Easter Around Eskdale – Part 2

Posted by on May 4th 2012 in Great Escapes, YHA

Tuesday was forecast to be a terrible day for family hill-walking - there would be county-wide driven rain and snow, icy strong winds and poor visibility even at valley-levels. Folk were being warned off the fells regardless of their ability and levels of equipment. Eskdale had decided to exempt itself from all that as the weather locally was dry, fairly warm and at times quite sunny. Nevertheless we knew that we'd be staying low and doing relatively easy stuff - Natasha still wasn't 100% and my rear-end was sore and raw after the exertions of the previous day.

After breakfast we decided to head for the coast on "La'al Ratty" with a view to walking some or all of the way back. The first objective was Dalegarth Station:


The "Lady Wakefield" waiting to take us away.


Compact, bijou and full of weirdos.


Anna looking smug after commandeering my Montane Lite-Speed H2O jacket and my gloves for the second day running.

The journey seawards was predictably bumpy and rattly but we still managed to nab some photos as we pootled along. Here's one that Anna took, I think the fact that it was shot through a rain-spattered window adds some sort of charm to it:

Nice work, Anna!

At Ravenglass Station I managed a few pics of the engines:


The "River Mite".


before being dragged off to sample the heady delights of the bustling village...


OK, so I lied.


We went into the sea-front tearooms to get out of the icy sea-breeze. And to use the loos. And to eat cake.

Suitably rehydrated and primed with tannins we headed off, wind-propelled, through the village and towards Muncaster Fell:



Testing the windproofs.


I took this one for Ian P, occasionally of this parish.
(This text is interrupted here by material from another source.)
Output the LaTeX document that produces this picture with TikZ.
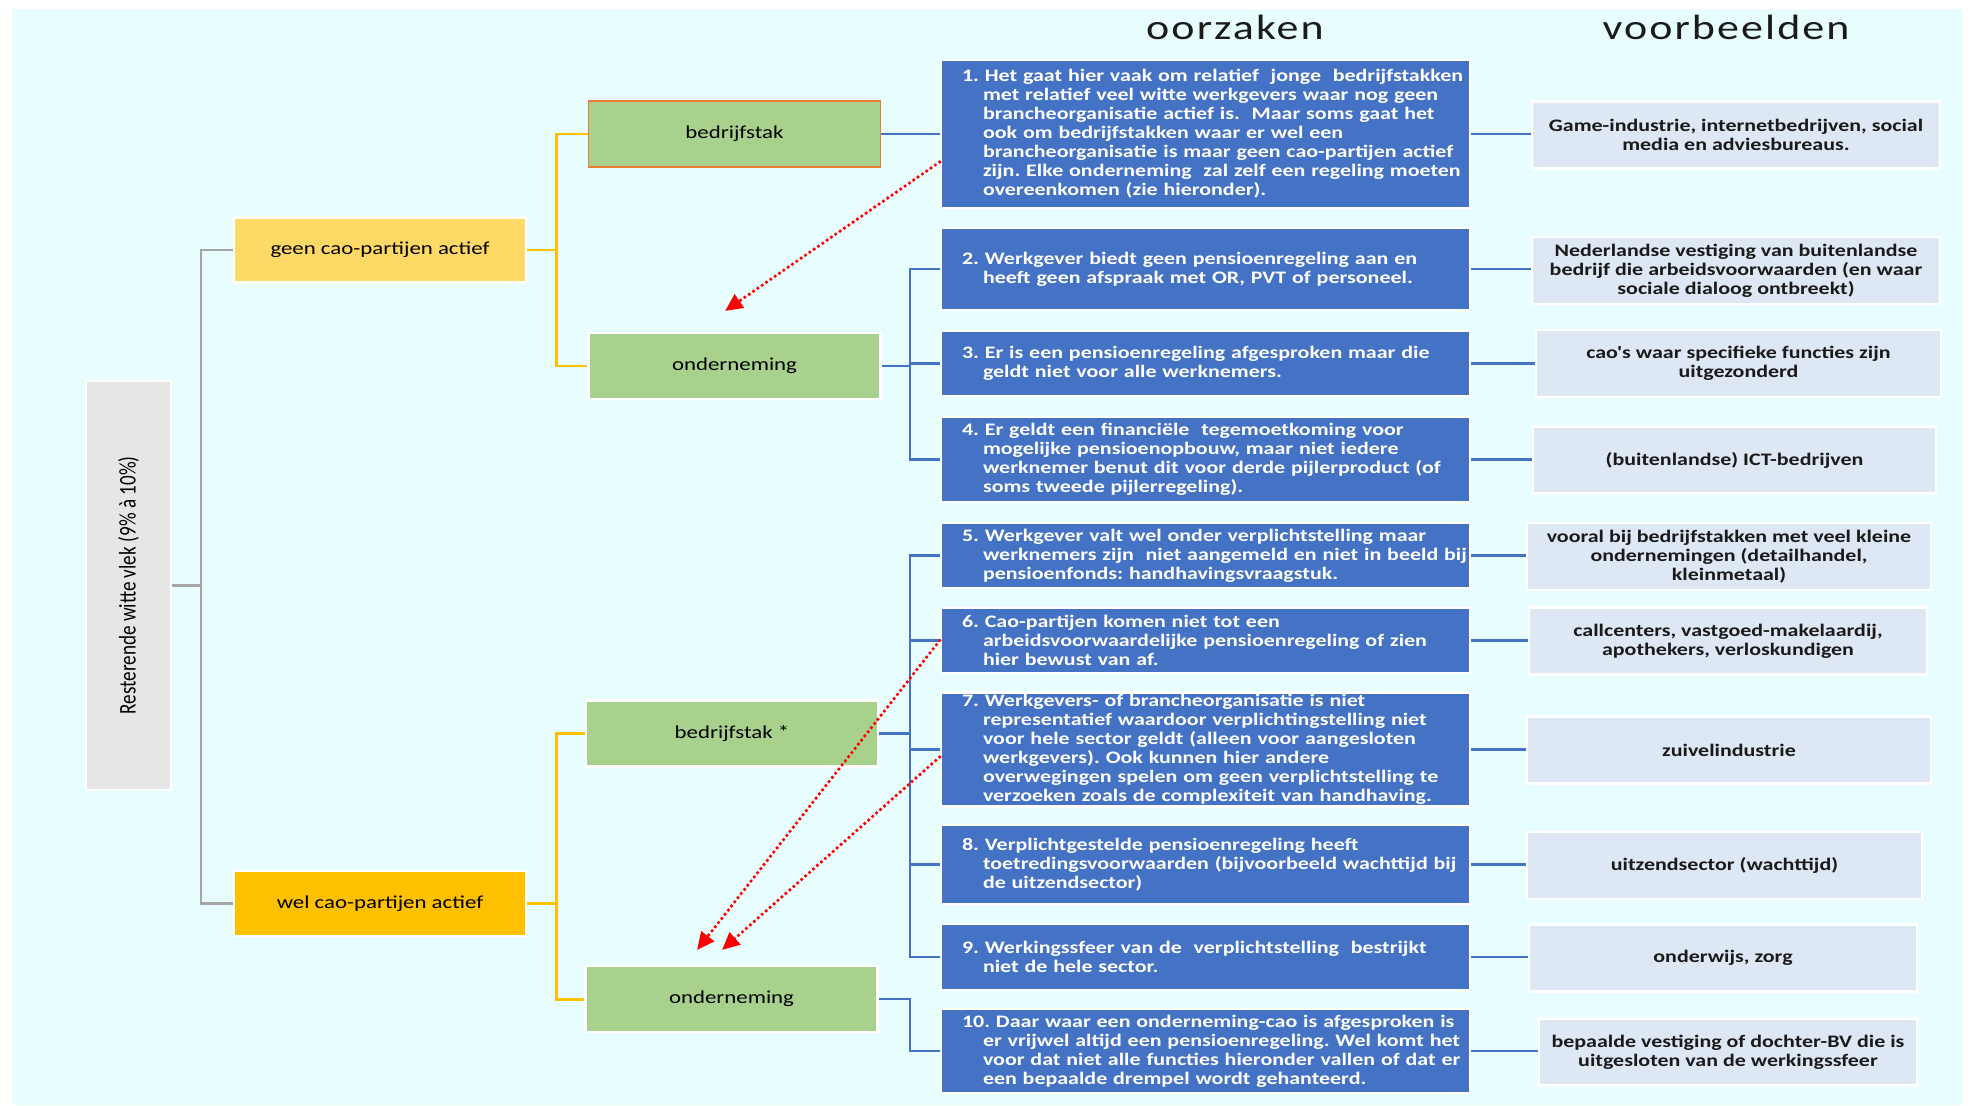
\documentclass[tikz,border=0pt]{standalone}
\usepackage{fontspec}
\setmainfont{Carlito}
\newfontfamily\boxfamily{Carlito}[FakeStretch=1.25]
\newfontfamily\headfamily{Carlito}[FakeStretch=1.25,LetterSpace=6]
\usetikzlibrary{arrows.meta,calc}

\definecolor{bgcyan}{HTML}{E8FDFD}
\definecolor{rootgray}{HTML}{E7E6E6}
\definecolor{geenyellow}{HTML}{FFD966}
\definecolor{welyellow}{HTML}{FFC000}
\definecolor{levelgreen}{HTML}{A9D18E}
\definecolor{causeblue}{HTML}{4472C4}
\definecolor{examplefill}{HTML}{DEE7F4}
\definecolor{edgeorange}{HTML}{ED7D31}
\definecolor{linkgray}{HTML}{A5A5A5}
\definecolor{darktext}{HTML}{1A1A1A}

\newcommand{\px}{0.02cm}
\newcommand{\headfont}{\headfamily\fontsize{20}{22}\selectfont}
\newcommand{\branchfont}{\boxfamily\fontsize{10.4}{12}\selectfont}
\newcommand{\causefont}{\boxfamily\bfseries\fontsize{10}{10.8}\selectfont\frenchspacing}
\newcommand{\rootfont}{\fontsize{10.9}{12}\selectfont}
% first line at the margin, the others hang under it
\newcommand{\causetext}[1]{\noindent\leftskip=0.42cm\hangindent=0.42cm\hangafter=1\rightskip=-0.8cm plus 1fil\relax #1\par}
\hfuzz=60pt

\begin{document}
\begin{tikzpicture}[x=0.02cm, y=-0.02cm,
	base box/.style={rectangle, draw=white, line width=1.5pt, inner sep=1pt},
	root node/.style={base box, fill=rootgray, minimum width=85*\px, minimum height=409*\px, font=\rootfont},
	party node/.style={base box, minimum width=292*\px, minimum height=65*\px, font=\branchfont},
	level node/.style={base box, fill=levelgreen, minimum width=292*\px, minimum height=66*\px, font=\branchfont},
	cause node/.style={base box, fill=causeblue, text=white, text width=529*\px, inner xsep=0pt, align=left, font=\causefont},
	example node/.style={base box, fill=examplefill, text=darktext, align=center, minimum height=67*\px, font=\causefont},
	head node/.style={font=\headfont, text=darktext, anchor=base},
	gray link/.style={draw=linkgray, line width=1.7pt},
	yellow link/.style={draw=welyellow, line width=1.7pt},
	blue link/.style={draw=causeblue, line width=1.6pt},
	hint arrow/.style={draw=red, line width=2.1pt, line cap=round, dash pattern=on 0pt off 3pt, -{Triangle[length=10pt,width=9pt]}}
	]

	\useasboundingbox (0,0) rectangle (1973,1105);
	\fill[bgcyan] (12,9) rectangle (1963,1105);

	% column titles
	\node[head node] (hcause) at (1235,40) {oorzaken};
	\node[head node] (hexample) at (1726,40) {voorbeelden};

	% tree
	\node[root node] (root) at (128.5,585.5) {\rotatebox{90}{\scalebox{1}[1.25]{Resterende witte vlek (9\% à 10\%)}}};
	\node[party node, fill=geenyellow] (geen) at (380,250) {geen cao-partijen actief};
	\node[party node, fill=welyellow] (wel) at (380,903.5) {wel cao-partijen actief};

	\node[level node, draw=edgeorange, line width=1pt] (bedr1) at (734.5,134) {bedrijfstak};
	\node[level node] (ond1) at (734.5,366) {onderneming};
	\node[level node] (bedr2) at (732,733.5) {bedrijfstak *};
	\node[level node] (ond2) at (731.5,999) {onderneming};

	% oorzaken
	\node[cause node, minimum height=148*\px] (c1) at (1205.5,134) {\causetext{%
		1. Het gaat hier vaak om relatief\ \ jonge\ \ bedrijfstakken\newline
		met relatief veel witte werkgevers waar nog geen\newline
		brancheorganisatie actief is.\ \ Maar soms gaat het\newline
		ook om bedrijfstakken waar er wel een\newline
		brancheorganisatie is maar geen cao-partijen actief\newline
		zijn. Elke onderneming\ \ zal zelf een regeling moeten\newline
		overeenkomen (zie hieronder).}};
	\node[cause node, minimum height=82*\px] (c2) at (1205.5,269) {\causetext{%
		2. Werkgever biedt geen pensioenregeling aan en\newline
		heeft geen afspraak met OR, PVT of personeel.}};
	\node[cause node, minimum height=65*\px] (c3) at (1205.5,363.5) {\causetext{%
		3. Er is een pensioenregeling afgesproken maar die\newline
		geldt niet voor alle werknemers.}};
	\node[cause node, minimum height=85*\px] (c4) at (1205.5,459.5) {\causetext{%
		4. Er geldt een financiële\ \ tegemoetkoming voor\newline
		mogelijke pensioenopbouw, maar niet iedere\newline
		werknemer benut dit voor derde pijlerproduct (of\newline
		soms tweede pijlerregeling).}};
	\node[cause node, minimum height=65*\px] (c5) at (1205.5,555.5) {\causetext{%
		5. Werkgever valt wel onder verplichtstelling maar\newline
		werknemers zijn\ \ niet aangemeld en niet in beeld bij\newline
		pensioenfonds: handhavingsvraagstuk.}};
	\node[cause node, minimum height=65*\px] (c6) at (1205.5,640.5) {\causetext{%
		6. Cao-partijen komen niet tot een\newline
		arbeidsvoorwaardelijke pensioenregeling of zien\newline
		hier bewust van af.}};
	\node[cause node, minimum height=113*\px] (c7) at (1205.5,749.5) {\causetext{%
		7. Werkgevers- of brancheorganisatie is niet\newline
		representatief waardoor verplichtingstelling niet\newline
		voor hele sector geldt (alleen voor aangesloten\newline
		werkgevers). Ook kunnen hier andere\newline
		overwegingen spelen om geen verplichtstelling te\newline
		verzoeken zoals de complexiteit van handhaving.}};
	\node[cause node, minimum height=79*\px] (c8) at (1205.5,864.5) {\causetext{%
		8. Verplichtgestelde pensioenregeling heeft\newline
		toetredingsvoorwaarden (bijvoorbeeld wachttijd bij\newline
		de uitzendsector)}};
	\node[cause node, minimum height=66*\px] (c9) at (1205.5,957) {\causetext{%
		9. Werkingssfeer van de\ \ verplichtstelling\ \ bestrijkt\newline
		niet de hele sector.}};
	\node[cause node, minimum height=84*\px] (c10) at (1205.5,1051) {\causetext{%
		10. Daar waar een onderneming-cao is afgesproken is\newline
		er vrijwel altijd een pensioenregeling. Wel komt het\newline
		voor dat niet alle functies hieronder vallen of dat er\newline
		een bepaalde drempel wordt gehanteerd.}};

	% voorbeelden
	\node[example node, minimum width=408*\px] (e1) at (1736,135) {Game-industrie, internetbedrijven, social\\media en adviesbureaus.};
	\node[example node, minimum width=408*\px] (e2) at (1736,270.5) {Nederlandse vestiging van buitenlandse\\bedrijf die arbeidsvoorwaarden (en waar\\sociale dialoog ontbreekt)};
	\node[example node, minimum width=405*\px] (e3) at (1738.5,363.5) {cao's waar specifieke functies zijn\\uitgezonderd};
	\node[example node, minimum width=403*\px] (e4) at (1734.5,460) {(buitenlandse) ICT-bedrijven};
	\node[example node, minimum width=404*\px] (e5) at (1729,556.5) {vooral bij bedrijfstakken met veel kleine\\ondernemingen (detailhandel,\\kleinmetaal)};
	\node[example node, minimum width=398*\px] (e6) at (1728,641) {callcenters, vastgoed-makelaardij,\\apothekers, verloskundigen};
	\node[example node, minimum width=404*\px] (e7) at (1729,750) {zuivelindustrie};
	\node[example node, minimum width=395*\px] (e8) at (1724.5,865.5) {uitzendsector (wachttijd)};
	\node[example node, minimum width=388*\px] (e9) at (1723,958) {onderwijs, zorg};
	\node[example node, minimum width=378*\px] (e10) at (1728,1052) {bepaalde vestiging of dochter-BV die is\\uitgesloten van de werkingssfeer};

	% forks
	\coordinate (rootfork) at (201,585.5);
	\coordinate (geenfork) at (556,250);
	\coordinate (welfork) at (556,903.5);
	\coordinate (ond1fork) at (910,366);
	\coordinate (bedr2fork) at (910,733.5);
	\coordinate (ond2fork) at (910,999);

	\draw[gray link] (root.east) -- (rootfork) |- (geen.west);
	\draw[gray link] (rootfork) |- (wel.west);

	\draw[yellow link] (geen.east) -- (geenfork) |- (bedr1.west);
	\draw[yellow link] (geenfork) |- (ond1.west);
	\draw[yellow link] (wel.east) -- (welfork) |- (bedr2.west);
	\draw[yellow link] (welfork) |- (ond2.west);

	\draw[blue link] (bedr1.east) -- (c1.west);
	\draw[blue link] (ond1.east) -- (ond1fork);
	\foreach \c in {c2,c3,c4}
		\draw[blue link] (ond1fork) |- (\c.west);
	\draw[blue link] (bedr2.east) -- (bedr2fork);
	\foreach \c in {c5,c6,c7,c8,c9}
		\draw[blue link] (bedr2fork) |- (\c.west);
	\draw[blue link] (ond2.east) -- (ond2fork) |- (c10.west);

	\foreach \i in {1,...,10}
		\draw[blue link] (c\i.east) -- (c\i.east -| e\i.west);

	% verwijzingen naar onderneming
	\coordinate (tip1) at (725,311);
	\coordinate (tip2) at (697,950);
	\coordinate (tip3) at (722,950);
	\draw[hint arrow] ($(c1.west)+(0,28)$) -- (tip1);
	\draw[hint arrow] (c6.west) -- (tip2);
	\draw[hint arrow] ($(c7.west)+(0,7.5)$) -- (tip3);
\end{tikzpicture}
\end{document}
As we gained height the view seawards opened out and the weather improved:




The verges and adjacent woodlands had definitely decided that it was Spring - there were Ramsons, Violets, Cowslips, Bluebells and all sorts of other such things in bloom or nearly so:





Further up, on Fell Lane, the view seawards was even better - the Isle of Man was clearly visible and there were glimpses of the Irish coast. Sadly I've caught neither in the following pic 🙁

... driven rain and snow, icy strong winds and poor visibility...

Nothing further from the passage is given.